The massive trees of the American West — sequoia, redwood, Douglas fir, Sitka spruce, and cedar trees— bear a particular and critical relationship to photography. This project argues that the relationship of photography to the Big Trees is anything but passive; that is, photography benefits from, effects, and perpetuates violent human interference with these trees. In turn, these interventions allow for the tree to be successfully represented within the photographic frame. While these operations are most explicit within the context of logging in the Pacific Northwest, even under the mantle of preservation, trees and groves are frequently altered to drive visitation, and to foster extraordinary pictorial environments for tourist snapshots.
This project’s historical span, the mid-nineteenth century through the first decades of the twentieth, marked a period of momentous historic transition; the rapid industrialization of the American landscape in the late nineteenth and early twentieth century in turn transformed early American visual and political culture. This period, which saw substantial efforts to profit from and effectively conquer the American forests, also sustained several key synchronicities and seemingly contradictory encounters with the tree, not limited to the confrontation between the Puritanical drive to civilize and clear the American wilderness against Romantic attitudes that found moral and religious value in the same.

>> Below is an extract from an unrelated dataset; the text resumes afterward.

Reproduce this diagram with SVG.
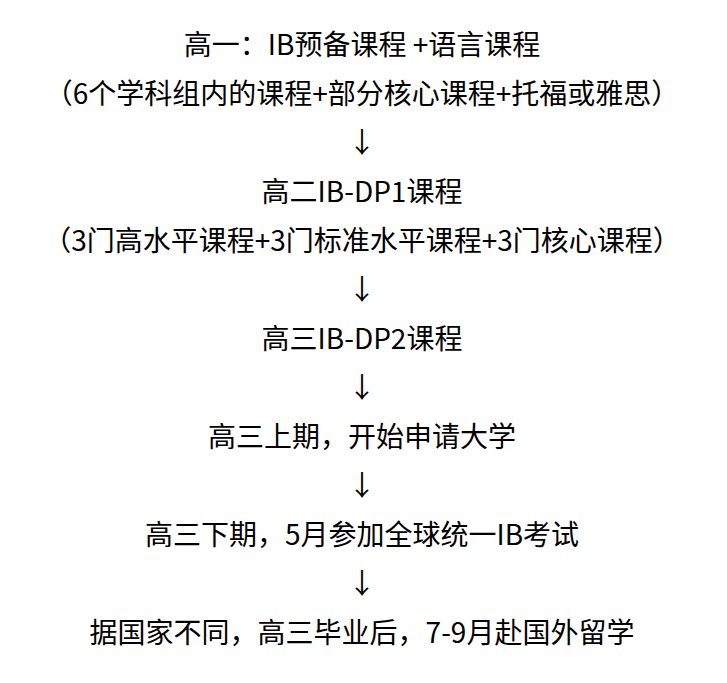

This dissertation project stands in between the camera’s lens and the Big Tree as subject and explores the rich contradictions that emerge from the historical confrontation between mechanical reproduction and the botanical. The first chapter charts the formation of a highly specific portrait type that developed out of logging operations in the Pacific Northwest at the turn of the century. The second chapter of this project examines the significant material afterlife of felled trees, from the Big Trees that were transported East to the World’s Fairs, to the forests that were cleared to produce the very networks of rail transportation that allowed for the movement of these trees. The third chapter concerns photography’s role in the preservation of California’s Big Trees.
Even if this project is primarily concerned with photographic production over a roughly sixty-year span from the 1860s through the beginning of the nineteenth century, there is a particular timeliness and contemporary relevance to these images. The same challenges of visual representation of the Big Trees exist today, even if they are now met with new computer design technologies and digital media that push beyond the possibilities of the two-dimensional photographic frame.